### What is being asked:
Transcribe every line from the top down to the line with "1, 5, 0, 9, 4];", both ends included, but not the pictures.

### Collected data:
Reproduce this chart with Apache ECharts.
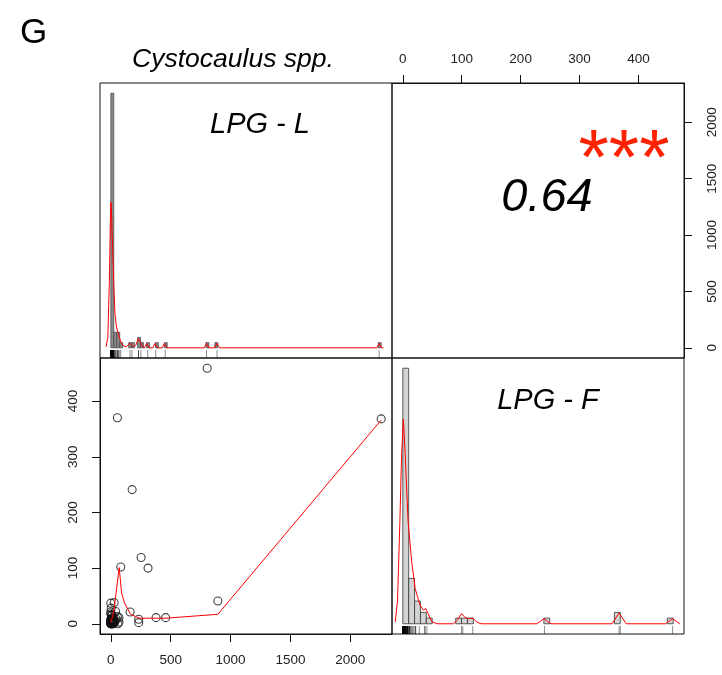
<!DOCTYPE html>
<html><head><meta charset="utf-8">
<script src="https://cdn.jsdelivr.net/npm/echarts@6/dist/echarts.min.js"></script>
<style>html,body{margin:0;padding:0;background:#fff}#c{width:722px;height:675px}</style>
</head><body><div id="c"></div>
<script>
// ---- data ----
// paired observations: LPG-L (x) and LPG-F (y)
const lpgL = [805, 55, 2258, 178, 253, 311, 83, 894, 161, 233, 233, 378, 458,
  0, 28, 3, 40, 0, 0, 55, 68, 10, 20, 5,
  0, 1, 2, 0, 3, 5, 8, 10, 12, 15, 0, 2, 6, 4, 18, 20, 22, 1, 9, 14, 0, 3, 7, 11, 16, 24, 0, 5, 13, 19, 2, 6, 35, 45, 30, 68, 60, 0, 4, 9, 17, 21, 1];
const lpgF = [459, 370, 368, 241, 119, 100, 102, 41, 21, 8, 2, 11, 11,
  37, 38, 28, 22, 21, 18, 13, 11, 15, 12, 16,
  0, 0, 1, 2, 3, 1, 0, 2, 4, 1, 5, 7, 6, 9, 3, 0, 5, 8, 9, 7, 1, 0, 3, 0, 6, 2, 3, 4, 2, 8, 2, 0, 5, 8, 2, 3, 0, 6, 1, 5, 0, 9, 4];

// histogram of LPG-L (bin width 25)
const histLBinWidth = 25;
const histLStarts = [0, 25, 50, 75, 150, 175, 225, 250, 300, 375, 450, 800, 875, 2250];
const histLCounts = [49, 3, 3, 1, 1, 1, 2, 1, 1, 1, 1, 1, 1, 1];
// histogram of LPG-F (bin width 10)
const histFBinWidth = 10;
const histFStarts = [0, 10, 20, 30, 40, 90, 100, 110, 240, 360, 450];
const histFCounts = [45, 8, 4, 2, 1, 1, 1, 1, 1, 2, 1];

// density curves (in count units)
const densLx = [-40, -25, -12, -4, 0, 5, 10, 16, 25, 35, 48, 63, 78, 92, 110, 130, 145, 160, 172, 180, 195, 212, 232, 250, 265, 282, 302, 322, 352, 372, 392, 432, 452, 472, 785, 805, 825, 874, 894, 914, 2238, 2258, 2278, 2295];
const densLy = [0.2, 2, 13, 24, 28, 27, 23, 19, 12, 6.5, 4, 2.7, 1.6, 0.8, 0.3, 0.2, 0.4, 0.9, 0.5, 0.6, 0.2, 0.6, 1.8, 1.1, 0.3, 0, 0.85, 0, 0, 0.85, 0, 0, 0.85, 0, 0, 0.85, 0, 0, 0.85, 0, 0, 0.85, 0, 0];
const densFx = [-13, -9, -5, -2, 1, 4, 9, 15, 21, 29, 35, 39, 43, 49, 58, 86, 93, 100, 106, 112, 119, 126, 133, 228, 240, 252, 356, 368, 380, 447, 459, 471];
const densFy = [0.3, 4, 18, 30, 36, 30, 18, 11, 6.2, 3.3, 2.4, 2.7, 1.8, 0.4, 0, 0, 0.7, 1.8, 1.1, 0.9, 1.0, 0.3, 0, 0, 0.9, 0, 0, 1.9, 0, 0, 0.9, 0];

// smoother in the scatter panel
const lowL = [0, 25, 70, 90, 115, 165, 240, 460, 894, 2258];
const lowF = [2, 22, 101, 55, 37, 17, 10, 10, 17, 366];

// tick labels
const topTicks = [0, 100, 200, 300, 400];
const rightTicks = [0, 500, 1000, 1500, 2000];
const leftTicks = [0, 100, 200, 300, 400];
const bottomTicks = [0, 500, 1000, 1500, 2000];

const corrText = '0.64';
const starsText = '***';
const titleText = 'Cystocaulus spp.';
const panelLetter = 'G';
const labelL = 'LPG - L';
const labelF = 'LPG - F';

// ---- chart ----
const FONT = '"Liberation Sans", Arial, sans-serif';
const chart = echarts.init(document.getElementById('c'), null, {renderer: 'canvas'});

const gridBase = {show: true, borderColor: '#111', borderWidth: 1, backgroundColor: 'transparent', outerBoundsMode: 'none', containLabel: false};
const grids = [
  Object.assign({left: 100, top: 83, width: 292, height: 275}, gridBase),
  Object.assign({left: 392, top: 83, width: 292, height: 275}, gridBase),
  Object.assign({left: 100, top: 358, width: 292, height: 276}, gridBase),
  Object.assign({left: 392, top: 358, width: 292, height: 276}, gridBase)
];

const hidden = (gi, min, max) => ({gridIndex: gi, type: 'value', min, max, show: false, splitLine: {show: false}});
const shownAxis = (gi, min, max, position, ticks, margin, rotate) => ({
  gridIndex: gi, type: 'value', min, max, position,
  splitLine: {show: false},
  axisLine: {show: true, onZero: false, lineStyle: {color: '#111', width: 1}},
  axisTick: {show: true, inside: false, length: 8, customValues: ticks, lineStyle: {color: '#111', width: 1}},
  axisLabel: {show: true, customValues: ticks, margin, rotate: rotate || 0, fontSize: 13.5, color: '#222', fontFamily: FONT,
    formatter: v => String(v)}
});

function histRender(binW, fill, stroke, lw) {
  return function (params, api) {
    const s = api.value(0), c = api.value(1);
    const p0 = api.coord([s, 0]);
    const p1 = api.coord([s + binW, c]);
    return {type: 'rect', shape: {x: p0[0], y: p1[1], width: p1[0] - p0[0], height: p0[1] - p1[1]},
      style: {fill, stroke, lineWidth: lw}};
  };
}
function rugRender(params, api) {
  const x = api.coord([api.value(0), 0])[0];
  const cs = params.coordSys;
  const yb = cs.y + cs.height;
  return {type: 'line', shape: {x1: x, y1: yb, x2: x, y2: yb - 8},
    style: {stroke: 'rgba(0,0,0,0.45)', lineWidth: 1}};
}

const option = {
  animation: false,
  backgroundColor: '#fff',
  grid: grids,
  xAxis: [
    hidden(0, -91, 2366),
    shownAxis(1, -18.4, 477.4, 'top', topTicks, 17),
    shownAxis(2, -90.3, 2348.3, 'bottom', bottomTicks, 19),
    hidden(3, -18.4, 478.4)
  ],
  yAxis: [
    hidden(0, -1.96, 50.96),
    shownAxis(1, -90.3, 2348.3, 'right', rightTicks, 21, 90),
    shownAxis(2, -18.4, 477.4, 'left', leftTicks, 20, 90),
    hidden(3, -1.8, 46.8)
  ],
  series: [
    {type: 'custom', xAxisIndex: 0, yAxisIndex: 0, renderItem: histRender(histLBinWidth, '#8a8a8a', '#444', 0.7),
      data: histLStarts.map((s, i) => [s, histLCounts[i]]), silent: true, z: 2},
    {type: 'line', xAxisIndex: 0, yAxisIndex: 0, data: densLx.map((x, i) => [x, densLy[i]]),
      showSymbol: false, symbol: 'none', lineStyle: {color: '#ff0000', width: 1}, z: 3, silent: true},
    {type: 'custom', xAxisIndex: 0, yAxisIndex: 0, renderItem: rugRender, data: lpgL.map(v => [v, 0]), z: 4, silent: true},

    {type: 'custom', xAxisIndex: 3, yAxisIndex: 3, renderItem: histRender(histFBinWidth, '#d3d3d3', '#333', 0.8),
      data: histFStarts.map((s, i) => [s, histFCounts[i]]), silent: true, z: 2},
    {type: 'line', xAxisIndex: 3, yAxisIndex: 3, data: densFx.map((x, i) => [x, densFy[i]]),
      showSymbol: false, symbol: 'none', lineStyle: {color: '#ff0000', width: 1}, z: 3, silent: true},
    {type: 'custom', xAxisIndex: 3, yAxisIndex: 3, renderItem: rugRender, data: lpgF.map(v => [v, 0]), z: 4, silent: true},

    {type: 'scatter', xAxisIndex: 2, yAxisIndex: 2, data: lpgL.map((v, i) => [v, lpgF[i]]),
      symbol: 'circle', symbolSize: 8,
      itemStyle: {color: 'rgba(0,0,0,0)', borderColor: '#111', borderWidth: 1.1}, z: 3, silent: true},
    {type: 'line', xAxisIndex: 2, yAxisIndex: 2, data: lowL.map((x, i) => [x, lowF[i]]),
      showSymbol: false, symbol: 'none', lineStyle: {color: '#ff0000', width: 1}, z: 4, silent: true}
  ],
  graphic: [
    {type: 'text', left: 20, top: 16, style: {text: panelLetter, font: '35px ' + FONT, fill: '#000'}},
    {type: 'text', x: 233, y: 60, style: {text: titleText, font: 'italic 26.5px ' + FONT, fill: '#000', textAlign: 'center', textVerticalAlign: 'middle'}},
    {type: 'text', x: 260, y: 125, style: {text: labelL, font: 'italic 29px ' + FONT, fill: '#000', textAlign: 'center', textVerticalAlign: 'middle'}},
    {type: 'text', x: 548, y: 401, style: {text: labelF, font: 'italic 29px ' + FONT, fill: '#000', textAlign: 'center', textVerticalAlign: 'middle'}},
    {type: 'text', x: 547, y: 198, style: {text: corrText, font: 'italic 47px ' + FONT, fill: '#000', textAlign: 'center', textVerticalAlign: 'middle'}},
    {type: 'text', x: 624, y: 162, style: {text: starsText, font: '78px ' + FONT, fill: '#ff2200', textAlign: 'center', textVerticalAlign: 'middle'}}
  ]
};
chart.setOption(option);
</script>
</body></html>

### Solved exercise:
Reproduce this chart with Apache ECharts.
<!DOCTYPE html>
<html><head><meta charset="utf-8">
<script src="https://cdn.jsdelivr.net/npm/echarts@6/dist/echarts.min.js"></script>
<style>html,body{margin:0;padding:0;background:#fff}#c{width:722px;height:675px}</style>
</head><body><div id="c"></div>
<script>
// ---- data ----
// paired observations: LPG-L (x) and LPG-F (y)
const lpgL = [805, 55, 2258, 178, 253, 311, 83, 894, 161, 233, 233, 378, 458,
  0, 28, 3, 40, 0, 0, 55, 68, 10, 20, 5,
  0, 1, 2, 0, 3, 5, 8, 10, 12, 15, 0, 2, 6, 4, 18, 20, 22, 1, 9, 14, 0, 3, 7, 11, 16, 24, 0, 5, 13, 19, 2, 6, 35, 45, 30, 68, 60, 0, 4, 9, 17, 21, 1];
const lpgF = [459, 370, 368, 241, 119, 100, 102, 41, 21, 8, 2, 11, 11,
  37, 38, 28, 22, 21, 18, 13, 11, 15, 12, 16,
  0, 0, 1, 2, 3, 1, 0, 2, 4, 1, 5, 7, 6, 9, 3, 0, 5, 8, 9, 7, 1, 0, 3, 0, 6, 2, 3, 4, 2, 8, 2, 0, 5, 8, 2, 3, 0, 6, 1, 5, 0, 9, 4];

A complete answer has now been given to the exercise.